At poisoning levels, alcohol disrupts the brain’s ability to control basic survival functions. Breathing slows because the brainstem, which normally keeps you breathing automatically, is being suppressed. Heart rate drops for the same reason.

Body temperature falls because alcohol dilates blood vessels near the skin’s surface. This actually creates a false sensation of warmth (which is why drunk people often say they feel hot), but it’s rapidly pulling heat out of the body through the skin. Core body temperature can drop below 95°F, which is the clinical threshold for hypothermia. The bluish or pale skin color many sources describe is a visible sign that the body isn’t circulating oxygen effectively.

What to Do While Waiting for Help

If you suspect alcohol poisoning, call emergency services. While waiting, turn the person on their side. This is sometimes called the recovery position, and its entire purpose is to keep the airway clear if they vomit. A person lying on their back who vomits can aspirate the vomit into their lungs, which can cause choking or severe lung damage.

Stay with them. Keep monitoring their breathing. If they stop breathing, tell the 911 dispatcher immediately.

Several common “remedies” are not just useless but actively harmful. Cold showers can cause a dangerous drop in body temperature in someone who is already hypothermic. Coffee does nothing to lower blood alcohol and can worsen dehydration. Walking someone around won’t speed up how fast the liver processes alcohol. There is no home remedy for alcohol poisoning. The liver breaks down alcohol at a fixed rate, and nothing you do will change that.
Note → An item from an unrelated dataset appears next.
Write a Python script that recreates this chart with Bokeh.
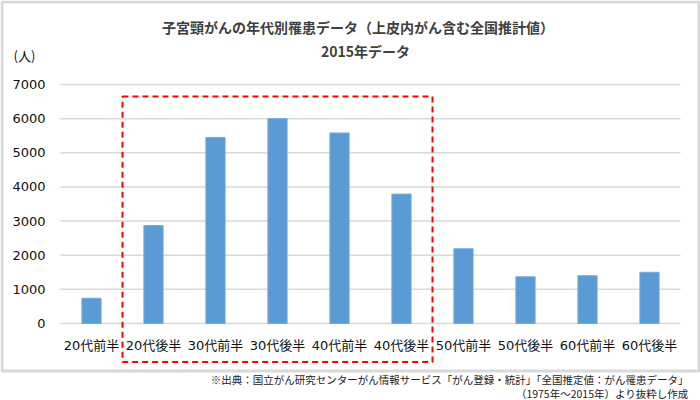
from bokeh.plotting import figure
from bokeh.models import Range1d, BoxAnnotation, Label, FixedTicker, ColumnDataSource, LinearAxis
from bokeh.embed import file_html
from bokeh.resources import INLINE

# ---- data ----
categories = ["20代前半", "20代後半", "30代前半", "30代後半", "40代前半",
              "40代後半", "50代前半", "50代後半", "60代前半", "60代後半"]
patients = [740, 2870, 5450, 6000, 5580, 3790, 2190, 1370, 1400, 1500]
y_ticks = [0, 1000, 2000, 3000, 4000, 5000, 6000, 7000]
highlight_range = ("20代後半", "40代後半")
highlight_values = (-1130, 6650)
title_lines = ["子宮頸がんの年代別罹患データ（上皮内がん含む全国推計値）", "2015年データ"]
unit_label = "(人)"
source_lines = ["※出典：国立がん研究センターがん情報サービス「がん登録・統計」「全国推定値：がん罹患データ」",
                "（1975年～2015年）より抜粋し作成"]

# ---- layout constants (canvas px) ----
W, H = 700, 400
PL, PR, PT, PB = 60, 680, 84, 323   # plot-area edges
CJK = "Noto Sans CJK JP"
TICKF = "DejaVu Sans, Noto Sans CJK JP"

n = len(categories)
xpos = list(range(n))
cat_px = (PR - PL) / n
y_px = (PB - PT) / (y_ticks[-1] - y_ticks[0])

x_range = Range1d(-0.5 - PL / cat_px, n - 0.5 + (W - PR) / cat_px)
y_range = Range1d(y_ticks[0] - (H - PB) / y_px, y_ticks[-1] + PT / y_px)


def sy(y):
    return H - y


p = figure(x_range=x_range, y_range=y_range, width=W, height=H,
           output_backend="svg", toolbar_location=None,
           x_axis_location=None, y_axis_location=None,
           min_border=0, min_border_left=0, min_border_right=0,
           min_border_top=0, min_border_bottom=0)
p.outline_line_color = None
p.grid.visible = False
p.background_fill_color = "white"
p.border_fill_color = "white"

# grid lines (over plot-area width only)
p.segment(x0=[-0.5] * len(y_ticks), x1=[n - 0.5] * len(y_ticks), y0=y_ticks, y1=y_ticks,
          line_color="#d9d9d9", line_width=1.5)

src = ColumnDataSource(dict(x=xpos, val=patients))
p.vbar(x="x", top="val", width=0.31, source=src,
       fill_color="#5B9BD5", line_color="#78ABDB", line_width=1)

# axes at fixed locations
yaxis = LinearAxis(ticker=FixedTicker(ticks=y_ticks), fixed_location=-0.5)
xaxis = LinearAxis(ticker=FixedTicker(ticks=xpos), fixed_location=y_ticks[0],
                   major_label_overrides={i: c for i, c in zip(xpos, categories)})
for ax in (xaxis, yaxis):
    ax.axis_line_color = None
    ax.major_tick_line_color = None
    ax.minor_tick_line_color = None
    ax.major_tick_out = 0
    ax.major_tick_in = 0
    ax.major_label_text_font = TICKF
    ax.major_label_text_font_size = "13px"
    ax.major_label_text_color = "#111111"
yaxis.major_label_standoff = 15
xaxis.major_label_standoff = 14
p.add_layout(yaxis, "left")
p.add_layout(xaxis, "below")

# highlight box (dashed red)
i0 = categories.index(highlight_range[0]) - 0.5
i1 = categories.index(highlight_range[1]) + 0.5
p.add_layout(BoxAnnotation(left=i0, right=i1, bottom=highlight_values[0], top=highlight_values[1],
                           fill_color=None, fill_alpha=0, line_color="#ff0000", line_alpha=1,
                           line_width=2, line_dash="6 4"))

# outer gray border
p.add_layout(BoxAnnotation(left=1.5, right=W - 1.5, top=sy(1.5), bottom=sy(370.5),
                           left_units="screen", right_units="screen",
                           top_units="screen", bottom_units="screen",
                           fill_color=None, fill_alpha=0, line_color="#d9d9d9", line_alpha=1,
                           line_width=3))

# titles
p.add_layout(Label(x=357.5, y=sy(26.7), x_units="screen", y_units="screen",
                   text=title_lines[0], text_align="center", text_baseline="middle",
                   text_font=CJK, text_font_size="14px", text_font_style="bold",
                   text_color="#404040"))
p.add_layout(Label(x=365, y=sy(50), x_units="screen", y_units="screen",
                   text=title_lines[1], text_align="center", text_baseline="middle",
                   text_font=CJK, text_font_size="14px", text_font_style="bold",
                   text_color="#404040"))
p.add_layout(Label(x=13, y=sy(55), x_units="screen", y_units="screen",
                   text=unit_label, text_align="left", text_baseline="middle",
                   text_font=CJK, text_font_size="13px", text_color="#111111"))
# source note
p.add_layout(Label(x=688, y=sy(379), x_units="screen", y_units="screen",
                   text=source_lines[0], text_align="right", text_baseline="middle",
                   text_font=CJK, text_font_size="10.5px", text_color="#222222"))
p.add_layout(Label(x=688, y=sy(392.5), x_units="screen", y_units="screen",
                   text=source_lines[1], text_align="right", text_baseline="middle",
                   text_font=CJK, text_font_size="10.5px", text_color="#222222"))

open("out.html", "w").write(file_html(p, INLINE))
What Happens at the Hospital

In the emergency room, the focus is on keeping the person alive and stable while the body processes the alcohol. This typically means monitoring breathing and heart rate, maintaining hydration through IV fluids, preventing choking, and keeping body temperature stable. If breathing becomes dangerously slow, the medical team may need to assist with ventilation.
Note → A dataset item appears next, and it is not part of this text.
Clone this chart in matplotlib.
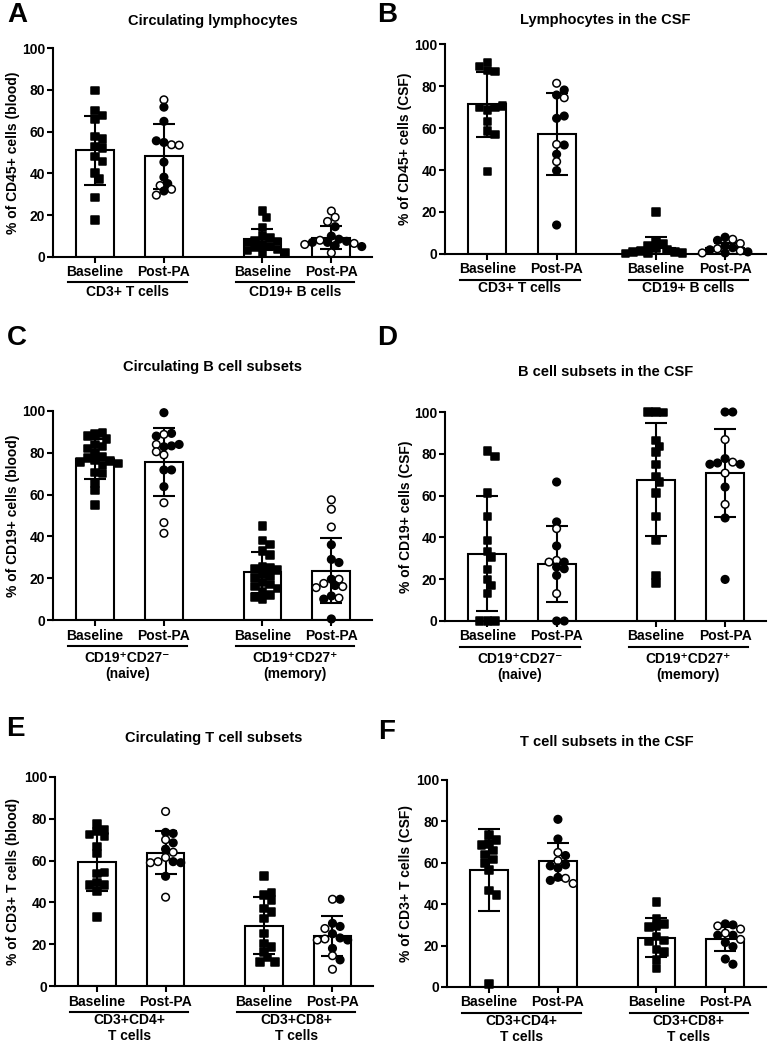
import matplotlib
matplotlib.use("Agg")
import matplotlib.pyplot as plt
import matplotlib.transforms as mtransforms
import numpy as np

plt.rcParams['font.family'] = ['Liberation Sans', 'DejaVu Sans']
plt.rcParams['font.weight'] = 'bold'
plt.rcParams['axes.labelweight'] = 'bold'

W, H, DPI = 773, 1050, 100

condition_labels = ["Baseline", "Post-PA"]
y_ticks = [0, 20, 40, 60, 80, 100]

# ---------------- Panel A: Circulating lymphocytes ----------------
A_title = "Circulating lymphocytes"
A_ylabel = "% of CD45+ cells (blood)"
A_groups = [["CD3+ T cells"], ["CD19+ B cells"]]
A_cd3_base = [79.7, 70.0, 67.7, 66.1, 57.7, 56.4, 52.9, 52.1, 48.1, 45.7, 40.1, 37.4, 28.4, 17.7]
A_cd3_post = [75.2, 71.7, 64.9, 54.8, 53.7, 55.6, 53.5, 45.4, 38.2, 35.1, 34.2, 32.4, 31.6, 29.6]
A_cd3_post_open = [1, 0, 0, 0, 1, 0, 1, 0, 0, 0, 1, 1, 0, 1]
A_cd19_base = [22, 19, 14, 10, 9, 8, 7.5, 7, 6, 5, 4.5, 3.5, 3, 2.5, 2]
A_cd19_post = [22, 19, 17, 14.5, 10, 8.5, 7, 8, 7.5, 7, 6.5, 6, 5.5, 5, 2]
A_cd19_post_open = [1, 1, 1, 0, 0, 0, 0, 1, 0, 0, 1, 1, 0, 0, 1]
A_means = [51.0, 48.1, 8.5, 9.2]
A_sds = [16.4, 15.5, 5.0, 5.5]

# ---------------- Panel B: Lymphocytes in the CSF ----------------
B_title = "Lymphocytes in the CSF"
B_ylabel = "% of CD45+ cells (CSF)"
B_groups = [["CD3+ T cells"], ["CD19+ B cells"]]
B_cd3_base = [91.1, 87.3, 86.8, 89.2, 68.6, 69.8, 69.8, 70.5, 63.0, 58.6, 57.0, 39.2]
B_cd3_post = [81.3, 75.7, 74.4, 78.1, 64.6, 65.7, 52.2, 51.9, 47.5, 44.0, 39.7, 13.8]
B_cd3_post_open = [1, 0, 1, 0, 0, 0, 1, 0, 0, 1, 0, 0]
B_cd19_base = [20, 6, 5, 4, 2.5, 2, 1.5, 1, 1, 0.5, 0.5, 0.3]
B_cd19_post = [8, 7, 6.5, 5, 4, 3, 2.5, 2, 1.5, 1, 0.5, 0.5]
B_cd19_post_open = [0, 1, 0, 1, 0, 0, 1, 0, 1, 0, 0, 1]
B_means = [71.2, 57.0, 3.0, 2.8]
B_sds = [15.6, 19.5, 5.3, 2.6]

# ---------------- Panel C: Circulating B cell subsets ----------------
C_title = "Circulating B cell subsets"
C_ylabel = "% of CD19+ cells (blood)"
C_groups = [["CD19\u207aCD27\u207b", "(naive)"], ["CD19\u207aCD27\u207a", "(memory)"]]
C_naive_base = [89, 89.5, 88, 86.5, 84, 83, 82, 80, 78, 77.5, 76.5, 76, 75.5, 75, 74, 70.5, 70, 65.5, 62, 55]
C_naive_post = [99.2, 88.8, 89.3, 88.0, 82.9, 83.3, 84.0, 84.0, 80.5, 79.0, 71.8, 71.8, 63.8, 56.1, 46.6, 41.5]
C_naive_post_open = [0, 1, 0, 0, 0, 0, 1, 0, 1, 1, 0, 0, 0, 1, 1, 1]
C_mem_base = [45, 38, 36, 33, 31, 25.5, 25, 24.5, 24, 22, 21, 20, 18, 17, 16, 15, 13.5, 12, 11, 10]
C_mem_post = [57.5, 53, 44.5, 36, 29, 27.5, 19.5, 19.5, 17.5, 16.5, 16, 15.5, 11.5, 10.5, 10, 0.5]
C_mem_post_open = [1, 1, 1, 0, 0, 0, 0, 1, 1, 0, 1, 1, 0, 1, 0, 0]
C_means = [76.9, 75.4, 22.8, 23.6]
C_sds = [9.6, 16.3, 9.9, 15.7]

# ---------------- Panel D: B cell subsets in the CSF ----------------
D_title = "B cell subsets in the CSF"
D_ylabel = "% of CD19+ cells (CSF)"
D_groups = [["CD19\u207aCD27\u207b", "(naive)"], ["CD19\u207aCD27\u207a", "(memory)"]]
D_naive_base = [81.3, 78.8, 61.2, 50.1, 38.6, 33.3, 30.6, 24.6, 19.8, 17.1, 13.1, 0, 0, 0]
D_naive_post = [66.5, 47.4, 44.2, 35.9, 29.0, 28.2, 28.2, 25.8, 25.0, 21.8, 13.1, 0, 0]
D_naive_post_open = [0, 0, 1, 0, 1, 0, 1, 0, 0, 0, 1, 0, 0]
D_mem_base = [100, 99.7, 100, 86.4, 83.6, 80.9, 74.8, 69.2, 66.5, 61.2, 50.1, 38.6, 21.8, 18.2]
D_mem_post = [100, 100, 86.8, 77.7, 76.0, 75.6, 75.0, 75.0, 70.8, 64.1, 55.8, 49.3, 19.9]
D_mem_post_open = [0, 0, 1, 0, 1, 0, 0, 0, 1, 0, 1, 0, 0]
D_means = [32.2, 27.4, 67.7, 70.9]
D_sds = [27.4, 18.2, 27.2, 21.1]

# ---------------- Panel E: Circulating T cell subsets ----------------
E_title = "Circulating T cell subsets"
E_ylabel = "% of CD3+ T cells (blood)"
E_groups = [["CD3+CD4+", "T cells"], ["CD3+CD8+", "T cells"]]
E_cd4_base = [77.6, 73.9, 74.7, 71.5, 72.6, 66.7, 63.5, 53.9, 54.2, 49.4, 48.3, 48.3, 45.4, 33.1]
E_cd4_post = [83.5, 73.5, 73.0, 70.0, 68.5, 65.5, 64.0, 61.5, 59.5, 59.5, 59.0, 59.0, 52.5, 42.5]
E_cd4_post_open = [1, 0, 0, 1, 0, 0, 1, 1, 0, 1, 0, 1, 0, 1]
E_cd8_base = [52.6, 43.5, 44.8, 41.1, 37.1, 35.5, 32.3, 25.1, 20.3, 16.3, 18.7, 13.6, 11.5, 11.5]
E_cd8_post = [41.5, 41.5, 30, 28.5, 27.5, 25, 23, 22.5, 22, 22, 18, 14.5, 12.5, 8]
E_cd8_post_open = [1, 0, 0, 0, 1, 0, 0, 1, 0, 1, 0, 1, 0, 1]
E_means = [59.4, 63.8, 28.8, 23.8]
E_sds = [14.0, 10.3, 13.7, 9.6]

# ---------------- Panel F: T cell subsets in the CSF ----------------
F_title = "T cell subsets in the CSF"
F_ylabel = "% of CD3+ T cells (CSF)"
F_groups = [["CD3+CD4+", "T cells"], ["CD3+CD8+", "T cells"]]
F_cd4_base = [73.5, 71, 69, 68.5, 66, 64, 61.5, 60, 56.5, 46.5, 44.5, 1.5]
F_cd4_post = [81, 71.5, 65, 63.5, 61, 59, 58.5, 57.5, 53, 52.5, 51.5, 50]
F_cd4_post_open = [0, 0, 1, 0, 1, 0, 0, 0, 0, 1, 0, 1]
F_cd8_base = [41, 33, 30.5, 29.5, 29, 24.5, 22.5, 22, 18, 17, 13, 9]
F_cd8_post = [30.5, 30, 29.5, 28, 26, 25, 25, 23, 21.5, 19.5, 13.5, 11]
F_cd8_post_open = [0, 0, 1, 1, 1, 0, 0, 1, 0, 0, 0, 0]
F_means = [56.5, 60.8, 23.9, 23.2]
F_sds = [19.7, 8.9, 9.3, 6.0]

# ------------------------------------------------------------------
positions = [0.0, 1.0, 2.43, 3.43]
XLIM = (-0.61, 4.02)
BAR_W = 0.55
MARK_PX = 7.6

fig = plt.figure(figsize=(W / DPI, H / DPI), dpi=DPI)
fig.patch.set_facecolor('white')


def fx(x):
    return x / W


def fy(y):
    return 1 - y / H


def swarm(vals, ppx, ppy, d):
    offs = np.zeros(len(vals))
    placed = []
    step = d / 2.0
    cands = [0.0]
    for k in range(1, 14):
        cands += [k * step, -k * step]
    for i, v in enumerate(vals):
        yp = v * ppy
        for c in cands:
            ok = True
            for (px, py) in placed:
                if (c - px) ** 2 + (yp - py) ** 2 < (d * 0.86) ** 2:
                    ok = False
                    break
            if ok:
                break
        placed.append((c, yp))
        offs[i] = c / ppx
    return offs


def draw_panel(rect, letter, letter_xy, title, title_y, ylabel, ylabel_x,
               groups, group_dy, cols, means, sds):
    l, t, r, b = rect
    ax = fig.add_axes([fx(l), fy(b), fx(r - l), (b - t) / H])
    ax.set_xlim(*XLIM)
    ax.set_ylim(0, 100)
    ppx = (r - l) / (XLIM[1] - XLIM[0])
    ppy = (b - t) / 100.0
    for j, (vals, opn, mk) in enumerate(cols):
        x0 = positions[j]
        ax.bar(x0, means[j], width=BAR_W, color='white', edgecolor='black',
               linewidth=1.5, zorder=2)
        offs = swarm(vals, ppx, ppy, MARK_PX)
        fcs = ['white' if o else 'black' for o in opn]
        ax.scatter(x0 + offs, vals, marker=mk, s=30 if mk == 'o' else 29,
                   c=fcs, edgecolors='black', linewidths=1.1, zorder=4,
                   clip_on=False)
        ax.errorbar(x0, means[j], yerr=sds[j], fmt='none', ecolor='black',
                    elinewidth=1.5, capsize=7.8, capthick=1.5, zorder=3)
    for s in ['top', 'right']:
        ax.spines[s].set_visible(False)
    for s in ['left', 'bottom']:
        ax.spines[s].set_linewidth(1.5)
    ax.set_yticks(y_ticks)
    ax.set_yticklabels([str(v) for v in y_ticks], fontsize=10, fontweight='bold')
    ax.set_xticks(positions)
    ax.set_xticklabels([])
    ax.tick_params(axis='both', direction='out', length=4, width=1.5)
    ax.tick_params(axis='y', pad=1.5)

    blend = mtransforms.blended_transform_factory(ax.transData, fig.transFigure)
    for j, x0 in enumerate(positions):
        ax.text(x0, fy(b + 15.5), condition_labels[j % 2], transform=blend,
                ha='center', va='center', fontsize=10, fontweight='bold')
    for g in range(2):
        xa, xb = positions[2 * g], positions[2 * g + 1]
        ax.plot([xa - 0.39, xb + 0.33], [fy(b + 25.5), fy(b + 25.5)],
                transform=blend, color='black', lw=1.5, clip_on=False)
        xc = (xa + xb) / 2.0 - 0.03
        for k, line in enumerate(groups[g]):
            ax.text(xc, fy(b + group_dy + 16 * k), line, transform=blend,
                    ha='center', va='center', fontsize=10, fontweight='bold')

    fig.text(fx((l + r) / 2.0), fy(title_y), title, ha='center', va='center',
             fontsize=10.5, fontweight='bold')
    fig.text(fx(letter_xy[0]), fy(letter_xy[1]), letter, ha='center', va='center',
             fontsize=20, fontweight='bold')
    fig.text(fx(ylabel_x), fy((t + b) / 2.0), ylabel, rotation=90,
             ha='center', va='center', fontsize=10, fontweight='bold')
    return ax


SQ = 's'
CI = 'o'
zeros = lambda n: [0] * n

draw_panel((53, 48, 372, 257), "A", (17, 15), A_title, 21, A_ylabel, 13, A_groups, 34.5,
           [(A_cd3_base, zeros(len(A_cd3_base)), SQ), (A_cd3_post, A_cd3_post_open, CI),
            (A_cd19_base, zeros(len(A_cd19_base)), SQ), (A_cd19_post, A_cd19_post_open, CI)],
           A_means, A_sds)
draw_panel((445, 44, 766, 254), "B", (387, 15), B_title, 20, B_ylabel, 405, B_groups, 34.5,
           [(B_cd3_base, zeros(len(B_cd3_base)), SQ), (B_cd3_post, B_cd3_post_open, CI),
            (B_cd19_base, zeros(len(B_cd19_base)), SQ), (B_cd19_post, B_cd19_post_open, CI)],
           B_means, B_sds)
draw_panel((53, 411, 372, 620), "C", (17, 338), C_title, 367, C_ylabel, 13, C_groups, 38,
           [(C_naive_base, zeros(len(C_naive_base)), SQ), (C_naive_post, C_naive_post_open, CI),
            (C_mem_base, zeros(len(C_mem_base)), SQ), (C_mem_post, C_mem_post_open, CI)],
           C_means, C_sds)
draw_panel((445, 412, 766, 621), "D", (387, 338), D_title, 372, D_ylabel, 406, D_groups, 38,
           [(D_naive_base, zeros(len(D_naive_base)), SQ), (D_naive_post, D_naive_post_open, CI),
            (D_mem_base, zeros(len(D_mem_base)), SQ), (D_mem_post, D_mem_post_open, CI)],
           D_means, D_sds)
draw_panel((55, 777, 373, 986), "E", (15, 729), E_title, 738, E_ylabel, 13, E_groups, 34,
           [(E_cd4_base, zeros(len(E_cd4_base)), SQ), (E_cd4_post, E_cd4_post_open, CI),
            (E_cd8_base, zeros(len(E_cd8_base)), SQ), (E_cd8_post, E_cd8_post_open, CI)],
           E_means, E_sds)
draw_panel((447, 780, 766, 987), "F", (387, 732), F_title, 742, F_ylabel, 406, F_groups, 34,
           [(F_cd4_base, zeros(len(F_cd4_base)), SQ), (F_cd4_post, F_cd4_post_open, CI),
            (F_cd8_base, zeros(len(F_cd8_base)), SQ), (F_cd8_post, F_cd8_post_open, CI)],
           F_means, F_sds)

fig.savefig("out.png", dpi=DPI, facecolor='white')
Blood tests can confirm the level of alcohol in the system, though the treatment approach is largely the same regardless of the exact number: support the body’s functions until the alcohol clears. Recovery time depends on how high the blood alcohol level reached and whether any complications occurred, but most people who receive prompt medical care survive without lasting physical damage from a single episode.
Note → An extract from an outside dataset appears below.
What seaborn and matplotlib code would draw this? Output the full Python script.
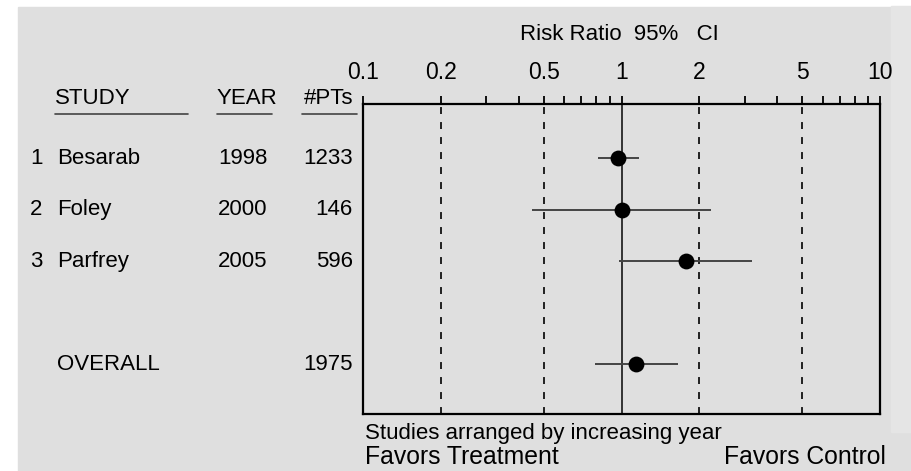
import matplotlib
matplotlib.use("Agg")
import matplotlib.pyplot as plt
import matplotlib.transforms as mtransforms
from matplotlib.patches import Rectangle
import seaborn as sns
import pandas as pd

# ---- data -------------------------------------------------------------
study_no = ["1", "2", "3", ""]
studies = ["Besarab", "Foley", "Parfrey", "OVERALL"]
years = ["1998", "2000", "2005", ""]
patients = [1233, 146, 596, 1975]
risk_ratio = [0.97, 1.00, 1.77, 1.14]
ci_low = [0.81, 0.45, 0.98, 0.79]
ci_high = [1.17, 2.22, 3.21, 1.66]
row_pos = [1, 2, 3, 5]

tick_values = [0.1, 0.2, 0.3, 0.4, 0.5, 0.6, 0.7, 0.8, 0.9, 1,
               2, 3, 4, 5, 6, 7, 8, 9, 10]
tick_labels = ["0.1", "0.2", "", "", "0.5", "", "", "", "", "1",
               "2", "", "", "5", "", "", "", "", "10"]
ref_lines = [0.2, 0.5, 2, 5]

df = pd.DataFrame({"no": study_no, "study": studies, "year": years,
                   "n": patients, "rr": risk_ratio, "lo": ci_low,
                   "hi": ci_high, "pos": row_pos})

# ---- style ------------------------------------------------------------
sns.set_theme(style="white")
plt.rcParams["font.family"] = ["Liberation Sans", "DejaVu Sans"]
plt.rcParams["lines.scale_dashes"] = False

W, H = 912, 471
BG = "#dfdfdf"
fig = plt.figure(figsize=(W / 100, H / 100), dpi=100, facecolor="white")


def fx(px):
    return px / W


def fy(py):
    return 1 - py / H


# panel background
fig.patches.append(Rectangle((fx(18), 0), fx(912) - fx(18), fy(7),
                             transform=fig.transFigure, color=BG, zorder=-10))
fig.patches.append(Rectangle((fx(891), fy(432)), fx(912) - fx(891),
                             fy(6) - fy(432), transform=fig.transFigure,
                             color="#e5e5e5", zorder=-9))

ax = fig.add_axes([fx(363), fy(414), fx(880) - fx(363), fy(104) - fy(414)])
ax.set_facecolor(BG)
ax.set_xscale("log")
ax.set_xlim(0.1, 10)
ax.set_ylim(5.97, -0.05)

# reference lines
for v in ref_lines:
    ax.axvline(v, color="#111111", lw=1.3, dashes=(5, 5.8), zorder=1)
ax.axvline(1, color="#333333", lw=1.4, zorder=1)

# confidence intervals and point estimates
ax.hlines(df["pos"], df["lo"], df["hi"], color="#444444", lw=1.4, zorder=2)
sns.scatterplot(data=df, x="rr", y="pos", ax=ax, color="black", s=130,
                edgecolor="black", linewidth=0, zorder=3, legend=False)

ax.set_xlabel("")
ax.set_ylabel("")
ax.set_yticks([])
ax.xaxis.tick_top()
ax.set_xticks(tick_values)
ax.set_xticklabels(tick_labels)
ax.xaxis.set_minor_locator(matplotlib.ticker.NullLocator())
ax.tick_params(axis="x", which="major", direction="out", length=5.5,
               width=1.3, color="black", pad=9, labelsize=16.5,
               labelcolor="black")
for sp in ax.spines.values():
    sp.set_visible(True)
    sp.set_color("black")
    sp.set_linewidth(1.6)

# ---- table text -------------------------------------------------------
txt = dict(fontsize=16, color="black", va="center")
row_tf = mtransforms.blended_transform_factory(fig.transFigure, ax.transData)
for _, r in df.iterrows():
    fig.text(fx(30), r["pos"], r["no"], transform=row_tf, ha="left", **txt)
    fig.text(fx(57), r["pos"], r["study"], transform=row_tf, ha="left", **txt)
    fig.text(fx(218), r["pos"], r["year"], transform=row_tf, ha="left", **txt)
    fig.text(fx(353), r["pos"], str(r["n"]), transform=row_tf, ha="right", **txt)

fig.text(fx(55), fy(99), "STUDY", ha="left", **txt)
fig.text(fx(217), fy(99), "YEAR", ha="left", **txt)
fig.text(fx(304), fy(99), "#PTs", ha="left", **txt)
for x0, x1 in [(55, 188), (217, 272), (302, 357)]:
    fig.add_artist(plt.Line2D([fx(x0), fx(x1)], [fy(114), fy(114)],
                              transform=fig.transFigure, color="#444444",
                              lw=1.2))

fig.text(fx(619), fy(35), "Risk Ratio  95%   CI", ha="center", **txt)
fig.text(fx(365), fy(433), "Studies arranged by increasing year",
         ha="left", fontsize=16, color="black", va="center")
fig.text(fx(365), fy(457), "Favors Treatment", ha="left", fontsize=17.8,
         color="black", va="center")
fig.text(fx(886), fy(457), "Favors Control", ha="right", fontsize=17.8,
         color="black", va="center")

fig.savefig("out.png", dpi=100, facecolor=fig.get_facecolor())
Lasting Damage From a Severe Episode

A single severe alcohol poisoning event can cause brain injury if the brain was deprived of oxygen, even briefly. Seizures during the episode can also cause neurological harm. If vomit was aspirated into the lungs, that can lead to a serious lung infection. In extreme cases, the heart can develop irregular rhythms that become life-threatening on their own.

These outcomes are more likely when someone doesn’t receive medical attention in time. The difference between a frightening night and a fatal one often comes down to whether someone nearby recognized the signs and called for help.